Take the material below and extract the lines from the one with "Clone this chart in matplotlib." through the one with "-0.0431209, 0.631185, -0.66632, 0.164135, -0.044]", word for word, without pictures.

* Begin SUPPLIED MATERIAL *

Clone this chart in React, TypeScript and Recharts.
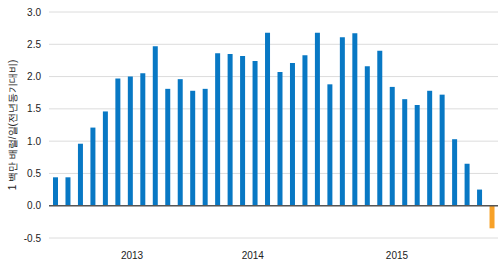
import { BarChart, Bar, XAxis, YAxis, CartesianGrid, ReferenceLine, Cell } from 'recharts'

const PERIODS = [
  'p01', 'p02', 'p03', 'p04', 'p05', 'p06', 'p07', 'p08', 'p09', 'p10', 'p11', 'p12',
  'p13', 'p14', 'p15', 'p16', 'p17', 'p18', 'p19', 'p20', 'p21', 'p22', 'p23', 'p24',
  'p25', 'p26', 'p27', 'p28', 'p29', 'p30', 'p31', 'p32', 'p33', 'p34', 'p35', 'p36',
]

const VALUES = [
  0.44, 0.44, 0.96, 1.21, 1.46, 1.97, 2.0, 2.05, 2.47, 1.81, 1.96, 1.78,
  1.81, 2.36, 2.35, 2.32, 2.24, 2.68, 2.07, 2.21, 2.33, 2.68, 1.88, 2.61,
  2.67, 2.16, 2.4, 1.84, 1.65, 1.56, 1.78, 1.72, 1.03, 0.65, 0.25, -0.35,
]

// year labels sit on these periods (the source labels are a bit off-centre)
const YEAR_TICKS = ['p07', 'p17', 'p28']
const YEAR_LABELS = ['2013', '2014', '2015']
const YEAR_SHIFT = [2, -2, 5]

const Y_TICKS = [-0.5, 0, 0.5, 1, 1.5, 2, 2.5, 3]

const data = PERIODS.map((p, i) => ({ p, v: VALUES[i] }))

const FONT = '"Liberation Sans", Arial, sans-serif'

function YearTick(props: any) {
  const { x, y, payload } = props
  const idx = YEAR_TICKS.indexOf(payload.value)
  if (idx < 0) return null
  return (
    <text
      x={x + YEAR_SHIFT[idx]}
      y={y + 6}
      dy="0.71em"
      textAnchor="middle"
      fontSize={10}
      fill="#222"
      fontFamily={FONT}
    >
      {YEAR_LABELS[idx]}
    </text>
  )
}

export default function App() {
  return (
    <div style={{ position: 'absolute', left: 0, top: 0, background: '#fff' }}>
      <BarChart
        width={504}
        height={265}
        data={data}
        margin={{ top: 12, right: 6, bottom: 0, left: 0 }}
        barCategoryGap={0}
      >
        <CartesianGrid vertical={false} stroke="#dcdcdc" />
        <XAxis
          dataKey="p"
          ticks={YEAR_TICKS}
          axisLine={false}
          tickLine={false}
          height={27}
          tick={<YearTick />}
          interval={0}
        />
        <YAxis
          domain={[-0.5, 3]}
          ticks={Y_TICKS}
          tickFormatter={(v: number) => v.toFixed(1)}
          axisLine={false}
          tickLine={false}
          width={49}
          tick={{ fontSize: 10, fill: '#222', fontFamily: FONT }}
          label={{
            value: '1 백만 배럴/일(전년동기대비)',
            angle: -90,
            position: 'insideLeft',
            offset: 12,
            style: { fontSize: 10, fill: '#222', fontFamily: FONT, textAnchor: 'middle' },
          }}
        />
        <Bar dataKey="v" barSize={5} isAnimationActive={false}>
          {data.map((d) => (
            <Cell key={d.p} fill={d.v < 0 ? '#f7a128' : '#0878c4'} />
          ))}
        </Bar>
        <ReferenceLine y={0} stroke="#555" strokeWidth={1.5} />
      </BarChart>
    </div>
  )
}
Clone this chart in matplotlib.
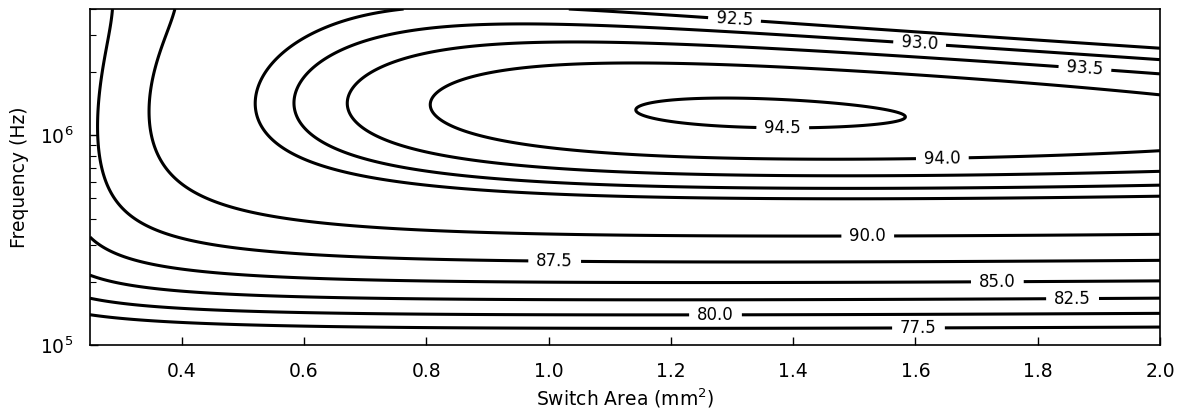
import numpy as np
import matplotlib.pyplot as plt

# contour levels (efficiency, %)
levels = [77.5, 80.0, 82.5, 85.0, 87.5, 90.0, 92.5, 93.0, 93.5, 94.0, 94.5]

# axis ranges
area_range = (0.25, 2.0)      # mm^2
freq_range = (1e5, 4e6)       # Hz

# efficiency model: eta = sum(coef * term), A in mm^2, F in MHz
# terms: 1, 1/A, A*F, F, 1/F, 1/F^2, 1/(A*F^2), 1/(A*F), A, F^2, A*F^2
coef = [102.791, -3.33427, -0.665876, -1.1993, -3.52287, 0.0861554,
        -0.0431209, 0.631185, -0.66632, 0.164135, -0.044]

# where the contour labels sit (area, frequency)
label_spots = [(1.304, 3.53e6), (1.607, 2.77e6), (1.877, 2.04e6), (1.383, 1.09e6),
               (1.644, 7.85e5), (1.522, 3.38e5), (1.010, 2.54e5), (1.734, 2.02e5),
               (1.857, 1.67e5), (1.273, 1.41e5), (1.605, 1.205e5)]


def efficiency(A, F):
    terms = [np.ones_like(A), 1 / A, A * F, F, 1 / F, 1 / F**2,
             1 / (A * F**2), 1 / (A * F), A, F**2, A * F**2]
    return sum(c * t for c, t in zip(coef, terms))


area = np.linspace(area_range[0], area_range[1], 500)
freq = np.logspace(np.log10(freq_range[0]), np.log10(freq_range[1]), 500)
AA, FF = np.meshgrid(area, freq)
eta = efficiency(AA, FF / 1e6)

plt.rcParams['font.size'] = 13.5
fig = plt.figure(figsize=(11.77, 4.12), dpi=100)
ax = fig.add_axes([90 / 1177, 1 - 345 / 412, 1070 / 1177, 336 / 412])
cs = ax.contour(AA, FF, eta, levels=levels, colors='black', linewidths=2.2)
ax.set_yscale('log')
ax.set_xlim(*area_range)
ax.set_ylim(*freq_range)
ax.clabel(cs, fontsize=12, fmt='%.1f', manual=label_spots, inline_spacing=8)
ax.tick_params(which='both', direction='in', top=False, right=False, pad=12)
ax.tick_params(which='major', length=6, width=1)
ax.tick_params(which='minor', length=4, width=0.8)
for s in ax.spines.values():
    s.set_linewidth(1.2)
ax.set_xlabel('Switch Area (mm$^2$)')
ax.set_ylabel('Frequency (Hz)', labelpad=8)
fig.savefig('out.png')
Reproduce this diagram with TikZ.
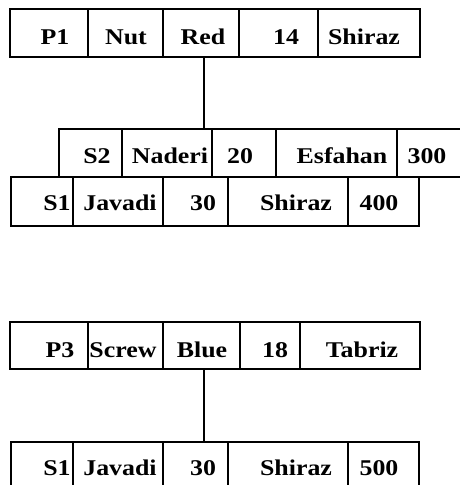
\documentclass[tikz,border=0pt]{standalone}
\usepackage{fontspec}
\setmainfont{Liberation Serif}[FakeStretch=1.15]
\newcommand\ct[3]{\raisebox{\dimexpr-#1pt-7.5pt\relax}[0pt][0pt]{\makebox[0pt]{\hspace*{#2pt}#3}}}
\begin{document}
\begin{tikzpicture}[x=1pt,y=-1pt,
  cell/.style={draw, line width=1.4pt, anchor=north west, inner sep=0pt, outer sep=0pt,
    font=\fontsize{22.5}{22.5}\selectfont\bfseries},
  link/.style={draw, line width=1.4pt}]
\useasboundingbox (0,0) rectangle (460,485);
% Row A: P1
\node[cell, minimum width=78, minimum height=48] (a1) at (10,9) {\ct{3.5}{12}{P1}};
\node[cell, minimum width=75, minimum height=48] (a2) at (88,9) {\ct{3.5}{1}{Nut}};
\node[cell, minimum width=76, minimum height=48] (a3) at (163,9) {\ct{3.5}{4}{Red}};
\node[cell, minimum width=79, minimum height=48] (a4) at (239,9) {\ct{3.5}{15}{14}};
\node[cell, minimum width=102, minimum height=48] (a5) at (318,9) {\ct{3.5}{-10}{Shiraz}};
% Row B: S2
\node[cell, minimum width=63, minimum height=48] (b1) at (59,129) {\ct{3}{13}{S2}};
\node[cell, minimum width=90, minimum height=48] (b2) at (122,129) {\ct{3}{6}{Naderi}};
\node[cell, minimum width=64, minimum height=48] (b3) at (212,129) {\ct{3}{-8}{20}};
\node[cell, minimum width=121, minimum height=48] (b4) at (276,129) {\ct{3}{11}{Esfahan}};
\node[cell, minimum width=75, minimum height=48] (b5) at (397,129) {\ct{3}{-15}{300}};
% Row C: S1
\node[cell, minimum width=62, minimum height=49] (c1) at (11,177) {\ct{1}{30}{S1}};
\node[cell, minimum width=90, minimum height=49] (c2) at (73,177) {\ct{1}{4}{Javadi}};
\node[cell, minimum width=65, minimum height=49] (c3) at (163,177) {\ct{1}{15}{30}};
\node[cell, minimum width=120, minimum height=49] (c4) at (228,177) {\ct{1}{16}{Shiraz}};
\node[cell, minimum width=71, minimum height=49] (c5) at (348,177) {\ct{1}{-9}{400}};
% Row D: P3
\node[cell, minimum width=78, minimum height=47] (d1) at (10,322) {\ct{4}{22}{P3}};
\node[cell, minimum width=75, minimum height=47] (d2) at (88,322) {\ct{4}{-5}{Screw}};
\node[cell, minimum width=77, minimum height=47] (d3) at (163,322) {\ct{4}{1}{Blue}};
\node[cell, minimum width=60, minimum height=47] (d4) at (240,322) {\ct{4}{10}{18}};
\node[cell, minimum width=120, minimum height=47] (d5) at (300,322) {\ct{4}{4}{Tabriz}};
% Row E: S1
\node[cell, minimum width=62, minimum height=50] (e1) at (11,442) {\ct{1}{30}{S1}};
\node[cell, minimum width=90, minimum height=50] (e2) at (73,442) {\ct{1}{4}{Javadi}};
\node[cell, minimum width=65, minimum height=50] (e3) at (163,442) {\ct{1}{15}{30}};
\node[cell, minimum width=120, minimum height=50] (e4) at (228,442) {\ct{1}{16}{Shiraz}};
\node[cell, minimum width=71, minimum height=50] (e5) at (348,442) {\ct{1}{-9}{500}};
% connectors
\draw[link] ([xshift=3pt]a3.south) -- ([xshift=3pt]a3.south |- b2.north);
\draw[link] ([xshift=2.5pt]d3.south) -- ([xshift=2.5pt]d3.south |- e3.north);
\end{tikzpicture}
\end{document}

* End SUPPLIED MATERIAL *

- SOLUTION TO THIS PROBLEM
Clone this chart in matplotlib.
import numpy as np
import matplotlib.pyplot as plt

# contour levels (efficiency, %)
levels = [77.5, 80.0, 82.5, 85.0, 87.5, 90.0, 92.5, 93.0, 93.5, 94.0, 94.5]

# axis ranges
area_range = (0.25, 2.0)      # mm^2
freq_range = (1e5, 4e6)       # Hz

# efficiency model: eta = sum(coef * term), A in mm^2, F in MHz
# terms: 1, 1/A, A*F, F, 1/F, 1/F^2, 1/(A*F^2), 1/(A*F), A, F^2, A*F^2
coef = [102.791, -3.33427, -0.665876, -1.1993, -3.52287, 0.0861554,
        -0.0431209, 0.631185, -0.66632, 0.164135, -0.044]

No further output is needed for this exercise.